Kaleidoskop pfiffiger Flötentöne

Bad Nauheim (hms). »Kaleidoskop« hieß das Programm, mit dem das Flötenquartett Flautando beim Kammerkonzert in der Trinkkuranlage am Sonntag das Publikum verzauberte. Immer wieder eröffneten sie neue Blicke auf die große Welt der Blockflöten und ihre Klänge.
Längst hat sich die Ansicht überholt, dass eine Blockflöte schrecklich klingt und zwei noch schlimmer. Vielleicht ist es beim ersten Üben so, was die vier Virtuosinnen von Flautando in ihrer frühesten Kindheit vielleicht auch erfahren haben. Inzwischen sind sie etablierte Musikerinnen, lehren an Musikhochschulen und spielen in renommierten Ensembles.
Von Ikea und aus dem Weltraum
Flautando Köln ist seit 30 Jahren mit immer wechselndem Programm und neuen Arrangements vorwiegend in Deutschland unterwegs, bestritten aber auch schon weltweite Tourneen. In Bad Nauheim waren sie zum vierten Mal zu Gast, was sowohl ihre Qualität als auch die Begeisterung des Publikums bestätigt.
Diesmal hatten Susanna Borsch, Susanne Hochscheid, Ursula Thelen und Kerstin de Witt 37 Flöten dabei: von ganz klein bis ganz groß, von ganz hoch bis ganz tief, Nachbauten von historischen Renaissanceflöten bis zu modernen viereckigen Paetzold-Flöten.
Das Interesse an dieser ungewöhnlichen Form war groß. Die einen nannten sie »Ikea-Flöte«, andere »Weltraum-Flöte«. Den einen gefiel der relativ laute Klang der breiten Klappen passend zum Musikstück, andere störte es. Ungewöhnlich war der Anblick allemal.
Allein die Flöten innerhalb eines Stückes zu wechseln, kann man schon als Kunst bezeichnen, sind sie doch unterschiedlich in C, D, F, G oder B gestimmt. Daraus ergab sich jedoch eine riesige Klangvielfalt und das Gefühl, wesentlich mehr Flöten zu hören, als tatsächlich gespielt wurden. Bei der kleinen Sopranblockflöte liegen die Finger eng beieinander, beim großen Subbass werden sie weit gespreizt, um Löcher und Klappen zu erreichen.

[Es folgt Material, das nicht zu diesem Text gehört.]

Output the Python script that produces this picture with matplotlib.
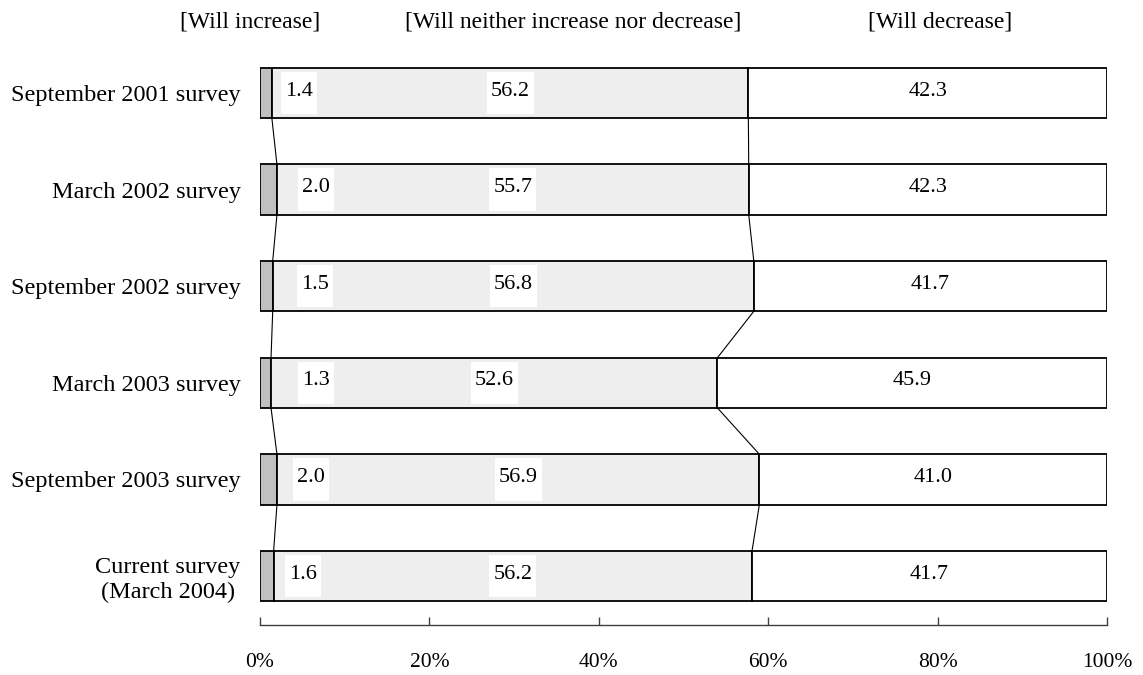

So vielfältig wie die Instrumente waren auch die Musikstücke. Vier zarte englische Tänze aus der Renaissance standen am Anfang. Gleich danach gab es einen Zeit- und Raumsprung zu Heitor Villa-Lobos. Der Brasilianer verehrte Bach und nannte eine Kompositionsreihe Bachianas Brasilieras. An das feierliche Preludio schloss sich wiederum ein Gegensatz an: Kurt Weill und ein moritatenhaftes Lied von Mädchen und Seeleuten aus Bordeaux. Darin ließ Ursula Thelen ihre ausdrucksvolle Sopranstimme erklingen.
Nach einem virtuosen Concerto von Georg Philipp Telemann, der viele Kompositionen für Flöte schrieb, folgten vier türkische Volkslieder. Von Liebeserklärungen und Wehmut oder der schweren Feldarbeit junger Frauen sang eindrucksvoll Ursula Thelen, während die Flöten schmachteten und seufzten. Stimmungsvoll interpretierten sie auch Volkslieder aus Schweden und Dänemark, wobei die dunklen Wälder und geheimnisvollen Trolle von unterschiedlichen Flöten charakterisiert wurden.
In einer Passacaglia von Johann Sebastian Bach ließen sie den Meister der Polyphonie in ihrem perfekten Zusammenspiel so transparent und vielschichtig klingen, wie es eben die historische Instrumente und hohes Können ermöglichen. Mozarts Variationen über das Kinderlied »Ah, vous dirai-je, Maman«, bei uns bekannt als »Morgen kommt der Weihnachsmann«, erklang mit sich zugeworfenen Themen im leichten Dialog. Der Zeitgenosse Fulvio Caldini steuerte zum Programm eine tatsächlich uhrwerkähnlich getaktete Clockwork Toccata bei. Faszinierend waren im Spiel des Quartetts neben der Klangvielfalt die rhythmische Übereinstimmung, die pfiffigen Staccati, die virtuosen Läufe und das Tempo, was zusammengenommen dem Konzert ein überraschendes Gesamterlebnis verlieh.
Unüberhörbar begeistert war der Applaus für einen Nachmittag voller toller Flötentöne. Er klang aus mit einer Zugabe, bei der ein Vögelchen in Gesang und Flöten fröhlich tiriliert.